===== COLLECTED DATA =====
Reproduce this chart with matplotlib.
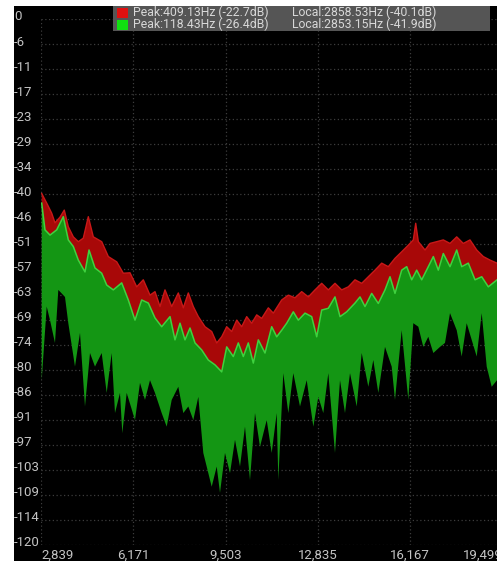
import numpy as np
import matplotlib.pyplot as plt
from matplotlib.patches import Rectangle
from matplotlib.transforms import ScaledTranslation

W, H = 497, 561

# axis ticks as shown on the analyzer screen
x_ticks = [2839, 6171, 9503, 12835, 16167, 19499]
y_labels = ["0", "-6", "-11", "-17", "-23", "-29", "-34", "-40", "-46", "-51", "-57",
            "-63", "-69", "-74", "-80", "-86", "-91", "-97", "-103", "-109", "-114", "-120"]

# legend
legend_peak = ["Peak:409.13Hz (-22.7dB)", "Peak:118.43Hz (-26.4dB)"]
legend_local = ["Local:2858.53Hz (-40.1dB)", "Local:2853.15Hz (-41.9dB)"]

# red trace (peak hold), upper edge
red_hz = [2864, 3045, 3225, 3344, 3525, 3680, 3825, 4005, 4186, 4366, 4547, 4727, 5030,
          5269, 5572, 5810, 6052, 6294, 6532, 6774, 6954, 7135, 7315, 7557, 7796, 7976,
          8157, 8337, 8518, 8759, 9001, 9182, 9362, 9543, 9723, 9904, 10084, 10265,
          10445, 10626, 10806, 11045, 11225, 11528, 11767, 12008, 12250, 12489, 12730,
          12972, 13211, 13452, 13694, 13933, 14174, 14416, 14655, 14896, 15138, 15376,
          15618, 15860, 16099, 16279, 16366, 16460, 16702, 16882, 17124, 17362, 17604,
          17846, 18084, 18326, 18568, 18806, 19048, 19301]
red_db = [-39.8, -42.0, -44.3, -46.5, -45.2, -43.6, -47.4, -49.7, -50.8, -50.0, -45.1,
          -49.7, -50.8, -54.2, -55.4, -58.0, -57.9, -61.1, -59.5, -63.0, -62.2, -65.6,
          -61.8, -65.6, -62.5, -65.9, -62.5, -65.6, -67.9, -70.2, -71.3, -73.9, -72.5,
          -70.2, -71.3, -68.7, -70.2, -67.9, -69.4, -67.5, -68.3, -65.9, -67.1, -64.1,
          -63.0, -63.6, -62.2, -63.4, -61.8, -60.3, -61.8, -60.3, -61.8, -61.1, -59.5,
          -60.3, -58.8, -57.3, -55.7, -56.5, -54.6, -53.1, -51.6, -50.4, -46.6, -50.8,
          -52.7, -51.2, -50.8, -50.4, -51.2, -49.7, -51.2, -50.4, -52.7, -54.2, -55.0,
          -55.7]

# green trace (live), upper edge
green_top_hz = [2864, 2983, 3164, 3406, 3644, 3825, 4005, 4186, 4427, 4572, 4788, 5030,
                5211, 5449, 5752, 5991, 6232, 6474, 6713, 6954, 7196, 7496, 7676, 7857,
                8037, 8218, 8399, 8640, 8879, 9120, 9362, 9543, 9781, 9962, 10142, 10323,
                10503, 10684, 10925, 11167, 11348, 11528, 11709, 11947, 12128, 12370,
                12611, 12792, 12972, 13211, 13452, 13633, 13875, 14174, 14355, 14535,
                14777, 15016, 15257, 15438, 15618, 15860, 16041, 16221, 16402, 16582,
                16821, 17002, 17182, 17362, 17604, 17846, 18026, 18265, 18507, 18749,
                18987, 19301]
green_top_db = [-42.0, -48.1, -49.3, -48.1, -45.1, -50.4, -51.9, -55.0, -57.7, -52.7,
                -56.8, -58.0, -60.7, -61.8, -60.2, -64.1, -68.7, -64.1, -64.8, -68.2,
                -70.2, -67.9, -73.2, -69.4, -73.2, -70.5, -73.9, -75.5, -77.8, -78.9,
                -80.5, -74.8, -77.0, -73.9, -77.0, -73.9, -78.5, -73.2, -76.2, -70.2,
                -72.5, -71.0, -69.4, -66.8, -68.7, -67.1, -67.9, -72.5, -66.4, -66.0,
                -63.4, -67.9, -66.8, -64.8, -63.4, -65.6, -62.6, -64.9, -61.8, -58.8,
                -62.6, -57.3, -56.5, -59.5, -57.3, -59.5, -56.5, -54.2, -57.3, -53.5,
                -56.5, -52.7, -56.5, -55.7, -59.5, -58.8, -61.1, -59.5]

# green trace, lower edge (tips of the dips)
green_low_hz = [2864, 3045, 3164, 3344, 3464, 3705, 3825, 4066, 4247, 4427, 4608, 4788,
                5030, 5211, 5391, 5510, 5691, 5774, 5933, 6232, 6413, 6593, 6774, 6954,
                7196, 7377, 7557, 7796, 7976, 8157, 8337, 8518, 8698, 8879, 9001, 9182,
                9301, 9481, 9662, 9842, 10023, 10203, 10384, 10564, 10745, 10987, 11167,
                11348, 11406, 11586, 11767, 11947, 12189, 12431, 12670, 12850, 13030,
                13211, 13452, 13633, 13813, 13994, 14236, 14416, 14655, 14835, 15016,
                15257, 15499, 15618, 15860, 16099, 16279, 16460, 16640, 16821, 17002,
                17243, 17423, 17604, 17846, 18026, 18206, 18387, 18568, 18749, 18929,
                19109, 19301]
green_low_db = [-82.4, -65.6, -68.7, -73.9, -61.8, -63.4, -69.4, -79.3, -71.6, -88.4,
                -76.2, -79.3, -76.2, -85.3, -76.2, -89.9, -85.3, -94.5, -85.3, -91.5,
                -83.0, -86.9, -82.4, -85.3, -89.9, -93.0, -86.9, -83.9, -89.9, -88.4,
                -91.5, -86.2, -99.0, -103.6, -106.7, -102.1, -108.1, -99.0, -103.6,
                -96.0, -102.1, -93.0, -105.2, -89.9, -97.6, -91.5, -99.0, -89.9, -105.2,
                -80.8, -89.9, -80.8, -88.4, -82.4, -93.0, -86.2, -89.9, -80.8, -99.0,
                -82.4, -89.9, -80.8, -88.4, -76.2, -83.9, -77.8, -85.3, -74.8, -79.3,
                -86.9, -71.0, -86.9, -69.4, -70.2, -74.8, -72.5, -76.2, -74.8, -73.9,
                -67.1, -71.0, -77.0, -69.4, -73.2, -77.0, -67.1, -79.3, -83.9, -82.4]


def fx(px):
    return px / W


def fy(py):
    return 1 - py / H


fig = plt.figure(figsize=(W / 100, H / 100), dpi=100, facecolor="white")
# black screen area (screenshot has a thin white border top/left)
fig.add_artist(Rectangle((fx(14), 0), 1, fy(6), transform=fig.transFigure,
                         facecolor="black", edgecolor="none", zorder=-1))

# axes extend a little past the right edge, like the cropped screenshot
ax = fig.add_axes([fx(41), fy(545), (502.5 - 41) / W, (545 - 19) / H])
ax.set_facecolor("none")
ax.set_xlim(2839, 19499)
ax.set_ylim(-120, 0)
for s in ax.spines.values():
    s.set_visible(False)

# red band: from red top edge down to the green top edge
ax.fill(red_hz + green_top_hz[::-1], red_db + green_top_db[::-1],
        color="#a80808", lw=0, zorder=2)
ax.plot(red_hz, red_db, color="#c81818", lw=1.0, zorder=2.5)

# green band
ax.fill(green_top_hz + green_low_hz[::-1], green_top_db + green_low_db[::-1],
        color="#149614", lw=0, zorder=3)
ax.plot(green_top_hz, green_top_db, color="#3fd23f", lw=1.1, zorder=3.5)

ax.set_xticks(x_ticks, [f"{v:,}" for v in x_ticks])
ax.set_yticks(np.linspace(0, -120, len(y_labels)), y_labels)
ax.tick_params(axis="both", length=0, colors="#c4c4c4", labelsize=9.5)
ax.tick_params(axis="y", pad=19.4)
ax.tick_params(axis="x", pad=2.5)
for lab in ax.get_yticklabels():
    lab.set_ha("left")
    lab.set_transform(lab.get_transform() + ScaledTranslation(0, 0.035, fig.dpi_scale_trans))
    lab.set_family("Roboto")
for lab in ax.get_xticklabels():
    lab.set_family("Roboto")
ax.get_xticklabels()[0].set_ha("left")
ax.get_xticklabels()[-1].set_ha("right")

ax.grid(True, color="#3c3c3c", linestyle=(0, (1, 2)), linewidth=0.9)
ax.set_axisbelow(True)

# legend box drawn like the analyzer overlay
fig.add_artist(Rectangle((fx(113), fy(31)), fx(490) - fx(113), fy(6) - fy(31),
                         transform=fig.transFigure, facecolor="#555555",
                         edgecolor="none", zorder=5))
for i, col in enumerate(["#e01010", "#10e010"]):
    top = 7.5 + i * 12
    fig.add_artist(Rectangle((fx(117), fy(top + 10)), fx(128) - fx(117), fy(top) - fy(top + 10),
                             transform=fig.transFigure, facecolor=col,
                             edgecolor="none", zorder=6))
    yc = fy(top + 5)
    fig.text(fx(133), yc, legend_peak[i], color="#d8d8d8", fontsize=8.8,
             family="Roboto", va="center", ha="left", zorder=6)
    fig.text(fx(292), yc, legend_local[i], color="#d8d8d8", fontsize=8.8,
             family="Roboto", va="center", ha="left", zorder=6)

fig.savefig("out.png", dpi=100, facecolor="white")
=====
- **WHAT YOU NEED TO DO**:
Copy nothing but the lines from the top of the data down to the line containing "W, H = 497, 561", and leave the pictures out.

- **SOLUTION**:
Reproduce this chart with matplotlib.
import numpy as np
import matplotlib.pyplot as plt
from matplotlib.patches import Rectangle
from matplotlib.transforms import ScaledTranslation

W, H = 497, 561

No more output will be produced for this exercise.